The hacker who breached Stack Overflow last week managed to access data on user accounts, the company said today in an update on its investigation into a security breach it disclosed last night.
The update comes to shed some light into what happened on the company’s servers last week, after Stack Overflow left many users scratching their heads when it posted a very short message on Thursday, announcing a severe breach of its production systems.
While it initially said that there was no evidence of the hacker accessing user data, the company changed its statement today.
“While our overall user database was not compromised, we have identified privileged web requests that the attacker made that could have returned IP address, names, or emails for a very small number of Stack Exchange users,” said Mary Ferguson, VP of Engineering at Stack Overflow.
The exec said the company is now reviewing log files to determine which users were impacted by the hacker’s scans. Users found to have had their info viewed or collected by the hacker, will receive a notification, she said.
Hacker was undetected for days
Further, Ferguson also added a correction to the breach’s timeline, which started a week before Stack Overflow thought it did.
“The intrusion originated on May 5 when a build deployed to the development tier for stackoverflow.com contained a bug, which allowed an attacker to log in to our development tier as well as escalate their access on the production version of stackoverflow.com,” Ferguson said.
“Between May 5 and May 11, the intruder contained their activities to exploration,” the Stack Overflow exec said, highlighting the reason why the company did not detect the intrusion.

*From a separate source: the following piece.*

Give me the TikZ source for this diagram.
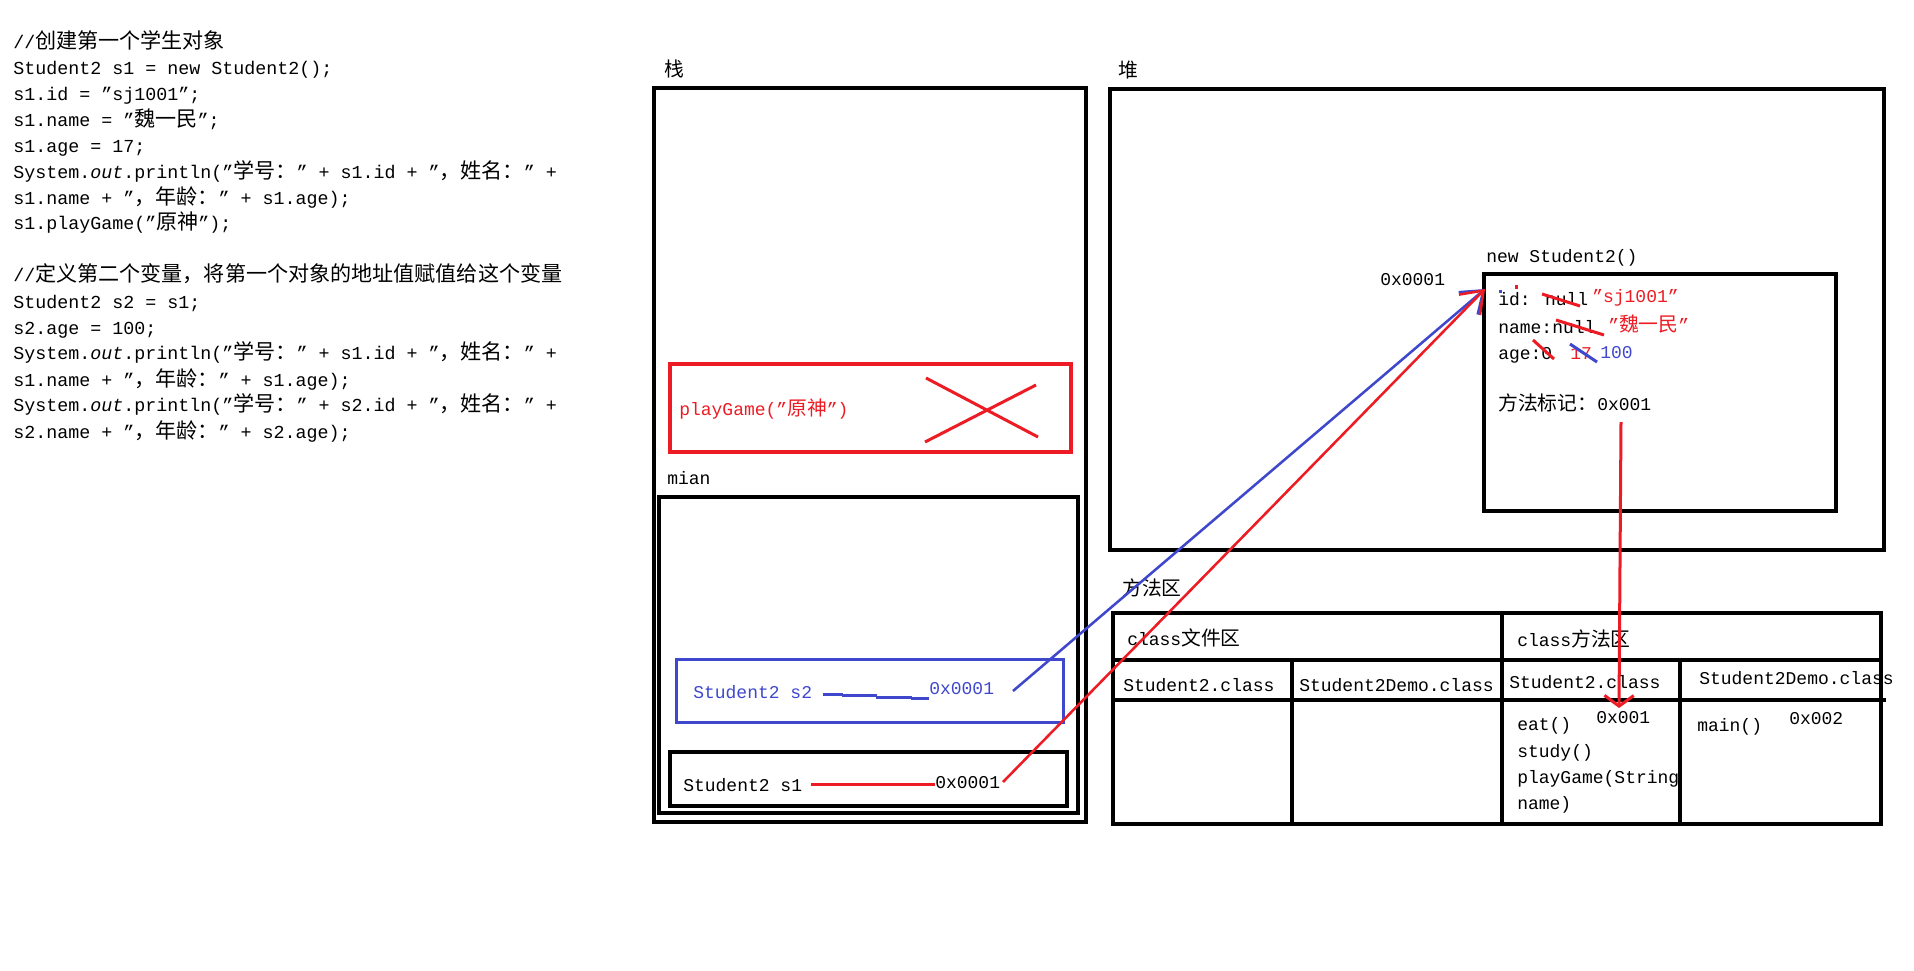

“On May 11, the intruder made a change to our system to grant themselves a privileged access on production. This change was quickly identified and we revoked their access network-wide, began investigating the intrusion, and began taking steps to remediate the intrusion.”
Stack Overflow said it terminated the hacker’s access to its network and is now working with a forensics firm to audit its logs and trace the intruder’s actions on its servers.
The company said the investigation is still ongoing and more updates will follow.
Updated at 4:35pm ET: In an email received after this article’s publication, a Stack Overflow spokesperson told ZDNet that the number of affected users is around 250.